Several studies have concluded that such strategies can greatly improve medication safety in rural hospitals. Nationally, there is a growing shortage of pharmacists, but nowhere is that supply as lopsided as it is in remote parts of the country.

Telepharmacy helps resolve the challenge of getting pharmacists to review orders on an as-needed urgent basis when they otherwise would have to drive 45 miles across rugged mountain roads to get to the hospital.

Later, the summary highlights a unique application of remote pharmacy practice by Envision Telepharmacy from the report:

Having a pharmacist provide long-distance supervision of pharmacy technicians at a rural hospital has not been allowed, except through a pilot project run by a commercial company, Envision Telepharmacy.

Envision provides remote order review and entry, after-hours medication provision, electronic supervision of pharmacy techs and after-hours drug information and consultation.

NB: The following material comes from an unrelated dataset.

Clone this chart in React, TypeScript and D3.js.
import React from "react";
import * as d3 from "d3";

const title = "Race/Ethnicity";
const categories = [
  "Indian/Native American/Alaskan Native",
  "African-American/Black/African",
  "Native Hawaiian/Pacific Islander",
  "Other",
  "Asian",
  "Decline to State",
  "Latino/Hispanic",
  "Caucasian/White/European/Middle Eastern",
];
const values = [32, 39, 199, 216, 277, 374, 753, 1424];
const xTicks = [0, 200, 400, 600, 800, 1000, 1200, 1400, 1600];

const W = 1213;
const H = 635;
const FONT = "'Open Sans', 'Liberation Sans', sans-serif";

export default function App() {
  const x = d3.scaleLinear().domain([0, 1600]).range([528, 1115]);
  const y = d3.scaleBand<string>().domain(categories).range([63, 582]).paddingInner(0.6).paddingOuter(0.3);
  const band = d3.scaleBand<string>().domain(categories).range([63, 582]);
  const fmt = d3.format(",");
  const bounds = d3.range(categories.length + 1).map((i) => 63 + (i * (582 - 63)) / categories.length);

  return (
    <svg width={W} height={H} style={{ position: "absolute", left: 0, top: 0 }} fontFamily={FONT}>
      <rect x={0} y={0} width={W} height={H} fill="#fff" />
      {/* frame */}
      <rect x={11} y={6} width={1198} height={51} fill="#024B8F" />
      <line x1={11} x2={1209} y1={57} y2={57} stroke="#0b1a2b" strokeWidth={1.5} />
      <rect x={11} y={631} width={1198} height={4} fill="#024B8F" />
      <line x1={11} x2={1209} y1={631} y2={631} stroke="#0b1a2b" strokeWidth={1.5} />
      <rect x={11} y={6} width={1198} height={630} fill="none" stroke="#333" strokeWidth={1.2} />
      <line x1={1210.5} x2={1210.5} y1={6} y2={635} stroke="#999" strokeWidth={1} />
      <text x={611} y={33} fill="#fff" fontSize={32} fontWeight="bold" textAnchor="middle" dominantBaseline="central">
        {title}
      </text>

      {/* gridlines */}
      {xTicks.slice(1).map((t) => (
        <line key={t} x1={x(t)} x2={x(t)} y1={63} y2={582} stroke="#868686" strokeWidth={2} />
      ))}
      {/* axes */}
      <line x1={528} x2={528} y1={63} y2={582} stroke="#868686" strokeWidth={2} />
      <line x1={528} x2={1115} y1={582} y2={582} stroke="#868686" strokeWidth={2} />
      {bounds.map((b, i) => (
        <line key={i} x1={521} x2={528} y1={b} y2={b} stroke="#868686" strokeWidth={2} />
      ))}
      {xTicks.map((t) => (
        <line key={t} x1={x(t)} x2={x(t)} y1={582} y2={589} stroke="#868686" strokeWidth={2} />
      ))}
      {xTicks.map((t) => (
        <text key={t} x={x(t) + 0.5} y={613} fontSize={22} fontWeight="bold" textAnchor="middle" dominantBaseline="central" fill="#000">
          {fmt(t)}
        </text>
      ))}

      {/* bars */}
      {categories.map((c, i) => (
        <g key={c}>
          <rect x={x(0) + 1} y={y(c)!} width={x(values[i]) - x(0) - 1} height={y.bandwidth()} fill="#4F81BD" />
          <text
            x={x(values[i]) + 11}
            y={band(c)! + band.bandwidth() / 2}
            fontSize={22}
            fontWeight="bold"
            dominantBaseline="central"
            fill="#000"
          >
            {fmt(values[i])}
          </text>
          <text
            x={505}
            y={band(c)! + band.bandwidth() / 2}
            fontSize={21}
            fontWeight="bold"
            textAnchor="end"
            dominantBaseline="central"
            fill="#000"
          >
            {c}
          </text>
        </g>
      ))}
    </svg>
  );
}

However, the report said, "It was to recruit hospitals into the Envision telepharmacy pilot. Many hospitals had been operating in violation of state board of pharmacy regulations, but were not being cited. For some hospitals, it was a case of not wanting to solve a problem until it became one."

Quite a few reports, as well as the ISMP recently, have been commenting on the benefits of telepharmacy for a lot of rural communities. The research that this summary came from will most likely be used to shape the Obama administration's rural health policy, as it was funded by the Office of Rural Health Policy under the U.S. Department of Health and Human Services.